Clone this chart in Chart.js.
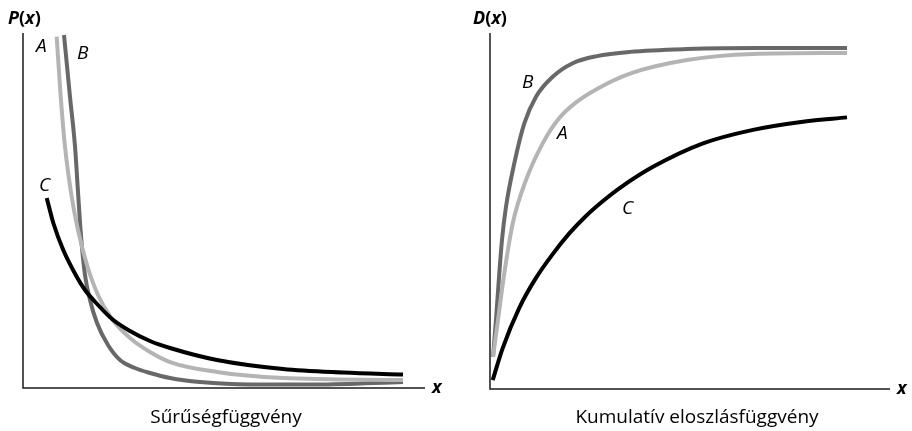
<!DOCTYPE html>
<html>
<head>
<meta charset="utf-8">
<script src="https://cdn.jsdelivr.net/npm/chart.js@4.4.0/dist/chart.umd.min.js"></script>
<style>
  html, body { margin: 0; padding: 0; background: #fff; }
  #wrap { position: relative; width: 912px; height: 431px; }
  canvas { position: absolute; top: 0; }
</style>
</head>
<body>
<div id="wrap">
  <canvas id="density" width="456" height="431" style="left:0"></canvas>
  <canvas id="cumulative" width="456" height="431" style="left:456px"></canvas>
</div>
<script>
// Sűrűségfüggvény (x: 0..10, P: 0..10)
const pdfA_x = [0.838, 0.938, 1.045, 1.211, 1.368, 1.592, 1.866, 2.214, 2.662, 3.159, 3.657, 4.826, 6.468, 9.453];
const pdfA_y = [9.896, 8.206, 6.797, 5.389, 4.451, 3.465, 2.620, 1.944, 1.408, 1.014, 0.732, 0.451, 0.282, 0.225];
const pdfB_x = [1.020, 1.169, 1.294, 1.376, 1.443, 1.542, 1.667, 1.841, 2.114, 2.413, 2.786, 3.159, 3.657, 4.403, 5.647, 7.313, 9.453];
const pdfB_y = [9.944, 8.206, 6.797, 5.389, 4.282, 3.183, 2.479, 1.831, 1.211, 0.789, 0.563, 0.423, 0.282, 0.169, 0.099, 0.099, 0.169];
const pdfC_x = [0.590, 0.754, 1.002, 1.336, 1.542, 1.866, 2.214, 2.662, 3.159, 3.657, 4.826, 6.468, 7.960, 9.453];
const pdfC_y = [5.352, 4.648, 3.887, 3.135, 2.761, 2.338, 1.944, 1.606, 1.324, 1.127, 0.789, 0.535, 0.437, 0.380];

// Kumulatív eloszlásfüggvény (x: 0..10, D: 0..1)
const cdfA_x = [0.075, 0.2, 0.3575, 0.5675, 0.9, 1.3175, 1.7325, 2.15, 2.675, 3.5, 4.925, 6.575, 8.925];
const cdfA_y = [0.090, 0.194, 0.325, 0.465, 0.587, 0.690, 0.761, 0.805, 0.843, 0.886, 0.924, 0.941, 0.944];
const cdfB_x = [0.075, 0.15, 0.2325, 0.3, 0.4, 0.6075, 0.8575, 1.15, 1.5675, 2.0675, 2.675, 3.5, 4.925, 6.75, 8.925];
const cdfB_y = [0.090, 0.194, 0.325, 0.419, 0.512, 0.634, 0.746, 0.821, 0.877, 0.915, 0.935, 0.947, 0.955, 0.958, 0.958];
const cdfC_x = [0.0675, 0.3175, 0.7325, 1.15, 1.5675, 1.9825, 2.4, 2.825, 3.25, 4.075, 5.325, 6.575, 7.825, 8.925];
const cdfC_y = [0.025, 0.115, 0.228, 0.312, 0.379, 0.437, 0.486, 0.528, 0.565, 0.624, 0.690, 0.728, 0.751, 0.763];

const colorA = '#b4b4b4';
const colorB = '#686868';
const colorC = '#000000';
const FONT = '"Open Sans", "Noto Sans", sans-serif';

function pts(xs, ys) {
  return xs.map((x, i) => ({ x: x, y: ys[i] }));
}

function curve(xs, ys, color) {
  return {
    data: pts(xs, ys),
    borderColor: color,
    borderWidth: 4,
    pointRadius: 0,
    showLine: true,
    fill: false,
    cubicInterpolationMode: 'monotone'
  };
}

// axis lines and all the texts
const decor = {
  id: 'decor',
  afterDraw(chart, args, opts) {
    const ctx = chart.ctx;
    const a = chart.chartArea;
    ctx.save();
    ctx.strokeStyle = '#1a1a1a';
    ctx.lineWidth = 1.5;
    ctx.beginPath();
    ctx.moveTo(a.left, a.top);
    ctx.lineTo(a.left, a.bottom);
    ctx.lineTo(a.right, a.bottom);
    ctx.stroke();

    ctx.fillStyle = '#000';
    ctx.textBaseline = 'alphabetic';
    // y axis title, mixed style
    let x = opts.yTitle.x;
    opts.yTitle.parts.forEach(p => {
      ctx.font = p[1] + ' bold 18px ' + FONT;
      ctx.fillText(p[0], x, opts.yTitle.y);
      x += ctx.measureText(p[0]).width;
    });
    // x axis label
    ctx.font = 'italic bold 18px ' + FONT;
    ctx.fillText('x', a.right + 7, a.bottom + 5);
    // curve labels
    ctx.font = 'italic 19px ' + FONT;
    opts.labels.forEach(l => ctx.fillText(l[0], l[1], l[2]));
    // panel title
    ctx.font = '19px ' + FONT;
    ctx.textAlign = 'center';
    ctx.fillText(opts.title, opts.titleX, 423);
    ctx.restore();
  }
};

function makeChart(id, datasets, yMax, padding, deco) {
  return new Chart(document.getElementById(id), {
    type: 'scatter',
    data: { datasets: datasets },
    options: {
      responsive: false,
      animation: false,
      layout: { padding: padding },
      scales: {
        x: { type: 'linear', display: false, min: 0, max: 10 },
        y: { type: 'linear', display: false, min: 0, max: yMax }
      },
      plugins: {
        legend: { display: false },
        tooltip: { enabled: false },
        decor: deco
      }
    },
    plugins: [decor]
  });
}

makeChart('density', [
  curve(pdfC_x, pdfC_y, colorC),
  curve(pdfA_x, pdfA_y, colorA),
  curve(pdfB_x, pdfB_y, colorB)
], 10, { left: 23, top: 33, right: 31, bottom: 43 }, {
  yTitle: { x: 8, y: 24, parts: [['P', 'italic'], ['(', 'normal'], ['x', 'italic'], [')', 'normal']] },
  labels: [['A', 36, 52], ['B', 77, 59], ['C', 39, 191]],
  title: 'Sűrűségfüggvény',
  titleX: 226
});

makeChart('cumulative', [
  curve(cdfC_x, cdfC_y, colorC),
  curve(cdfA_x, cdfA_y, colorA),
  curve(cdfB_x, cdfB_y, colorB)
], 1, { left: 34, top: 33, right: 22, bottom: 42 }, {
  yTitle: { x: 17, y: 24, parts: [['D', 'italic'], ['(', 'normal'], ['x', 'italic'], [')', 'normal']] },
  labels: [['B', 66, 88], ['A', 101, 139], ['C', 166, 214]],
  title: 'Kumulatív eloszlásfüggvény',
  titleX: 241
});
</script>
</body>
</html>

**Task**
Extract the full listing above verbatim; pictures are to be left out of the copy.

**The reply**
Clone this chart in Chart.js.
<!DOCTYPE html>
<html>
<head>
<meta charset="utf-8">
<script src="https://cdn.jsdelivr.net/npm/chart.js@4.4.0/dist/chart.umd.min.js"></script>
<style>
  html, body { margin: 0; padding: 0; background: #fff; }
  #wrap { position: relative; width: 912px; height: 431px; }
  canvas { position: absolute; top: 0; }
</style>
</head>
<body>
<div id="wrap">
  <canvas id="density" width="456" height="431" style="left:0"></canvas>
  <canvas id="cumulative" width="456" height="431" style="left:456px"></canvas>
</div>
<script>
// Sűrűségfüggvény (x: 0..10, P: 0..10)
const pdfA_x = [0.838, 0.938, 1.045, 1.211, 1.368, 1.592, 1.866, 2.214, 2.662, 3.159, 3.657, 4.826, 6.468, 9.453];
const pdfA_y = [9.896, 8.206, 6.797, 5.389, 4.451, 3.465, 2.620, 1.944, 1.408, 1.014, 0.732, 0.451, 0.282, 0.225];
const pdfB_x = [1.020, 1.169, 1.294, 1.376, 1.443, 1.542, 1.667, 1.841, 2.114, 2.413, 2.786, 3.159, 3.657, 4.403, 5.647, 7.313, 9.453];
const pdfB_y = [9.944, 8.206, 6.797, 5.389, 4.282, 3.183, 2.479, 1.831, 1.211, 0.789, 0.563, 0.423, 0.282, 0.169, 0.099, 0.099, 0.169];
const pdfC_x = [0.590, 0.754, 1.002, 1.336, 1.542, 1.866, 2.214, 2.662, 3.159, 3.657, 4.826, 6.468, 7.960, 9.453];
const pdfC_y = [5.352, 4.648, 3.887, 3.135, 2.761, 2.338, 1.944, 1.606, 1.324, 1.127, 0.789, 0.535, 0.437, 0.380];

// Kumulatív eloszlásfüggvény (x: 0..10, D: 0..1)
const cdfA_x = [0.075, 0.2, 0.3575, 0.5675, 0.9, 1.3175, 1.7325, 2.15, 2.675, 3.5, 4.925, 6.575, 8.925];
const cdfA_y = [0.090, 0.194, 0.325, 0.465, 0.587, 0.690, 0.761, 0.805, 0.843, 0.886, 0.924, 0.941, 0.944];
const cdfB_x = [0.075, 0.15, 0.2325, 0.3, 0.4, 0.6075, 0.8575, 1.15, 1.5675, 2.0675, 2.675, 3.5, 4.925, 6.75, 8.925];
const cdfB_y = [0.090, 0.194, 0.325, 0.419, 0.512, 0.634, 0.746, 0.821, 0.877, 0.915, 0.935, 0.947, 0.955, 0.958, 0.958];
const cdfC_x = [0.0675, 0.3175, 0.7325, 1.15, 1.5675, 1.9825, 2.4, 2.825, 3.25, 4.075, 5.325, 6.575, 7.825, 8.925];
const cdfC_y = [0.025, 0.115, 0.228, 0.312, 0.379, 0.437, 0.486, 0.528, 0.565, 0.624, 0.690, 0.728, 0.751, 0.763];

const colorA = '#b4b4b4';
const colorB = '#686868';
const colorC = '#000000';
const FONT = '"Open Sans", "Noto Sans", sans-serif';

function pts(xs, ys) {
  return xs.map((x, i) => ({ x: x, y: ys[i] }));
}

function curve(xs, ys, color) {
  return {
    data: pts(xs, ys),
    borderColor: color,
    borderWidth: 4,
    pointRadius: 0,
    showLine: true,
    fill: false,
    cubicInterpolationMode: 'monotone'
  };
}

// axis lines and all the texts
const decor = {
  id: 'decor',
  afterDraw(chart, args, opts) {
    const ctx = chart.ctx;
    const a = chart.chartArea;
    ctx.save();
    ctx.strokeStyle = '#1a1a1a';
    ctx.lineWidth = 1.5;
    ctx.beginPath();
    ctx.moveTo(a.left, a.top);
    ctx.lineTo(a.left, a.bottom);
    ctx.lineTo(a.right, a.bottom);
    ctx.stroke();

    ctx.fillStyle = '#000';
    ctx.textBaseline = 'alphabetic';
    // y axis title, mixed style
    let x = opts.yTitle.x;
    opts.yTitle.parts.forEach(p => {
      ctx.font = p[1] + ' bold 18px ' + FONT;
      ctx.fillText(p[0], x, opts.yTitle.y);
      x += ctx.measureText(p[0]).width;
    });
    // x axis label
    ctx.font = 'italic bold 18px ' + FONT;
    ctx.fillText('x', a.right + 7, a.bottom + 5);
    // curve labels
    ctx.font = 'italic 19px ' + FONT;
    opts.labels.forEach(l => ctx.fillText(l[0], l[1], l[2]));
    // panel title
    ctx.font = '19px ' + FONT;
    ctx.textAlign = 'center';
    ctx.fillText(opts.title, opts.titleX, 423);
    ctx.restore();
  }
};

function makeChart(id, datasets, yMax, padding, deco) {
  return new Chart(document.getElementById(id), {
    type: 'scatter',
    data: { datasets: datasets },
    options: {
      responsive: false,
      animation: false,
      layout: { padding: padding },
      scales: {
        x: { type: 'linear', display: false, min: 0, max: 10 },
        y: { type: 'linear', display: false, min: 0, max: yMax }
      },
      plugins: {
        legend: { display: false },
        tooltip: { enabled: false },
        decor: deco
      }
    },
    plugins: [decor]
  });
}

makeChart('density', [
  curve(pdfC_x, pdfC_y, colorC),
  curve(pdfA_x, pdfA_y, colorA),
  curve(pdfB_x, pdfB_y, colorB)
], 10, { left: 23, top: 33, right: 31, bottom: 43 }, {
  yTitle: { x: 8, y: 24, parts: [['P', 'italic'], ['(', 'normal'], ['x', 'italic'], [')', 'normal']] },
  labels: [['A', 36, 52], ['B', 77, 59], ['C', 39, 191]],
  title: 'Sűrűségfüggvény',
  titleX: 226
});

makeChart('cumulative', [
  curve(cdfC_x, cdfC_y, colorC),
  curve(cdfA_x, cdfA_y, colorA),
  curve(cdfB_x, cdfB_y, colorB)
], 1, { left: 34, top: 33, right: 22, bottom: 42 }, {
  yTitle: { x: 17, y: 24, parts: [['D', 'italic'], ['(', 'normal'], ['x', 'italic'], [')', 'normal']] },
  labels: [['B', 66, 88], ['A', 101, 139], ['C', 166, 214]],
  title: 'Kumulatív eloszlásfüggvény',
  titleX: 241
});
</script>
</body>
</html>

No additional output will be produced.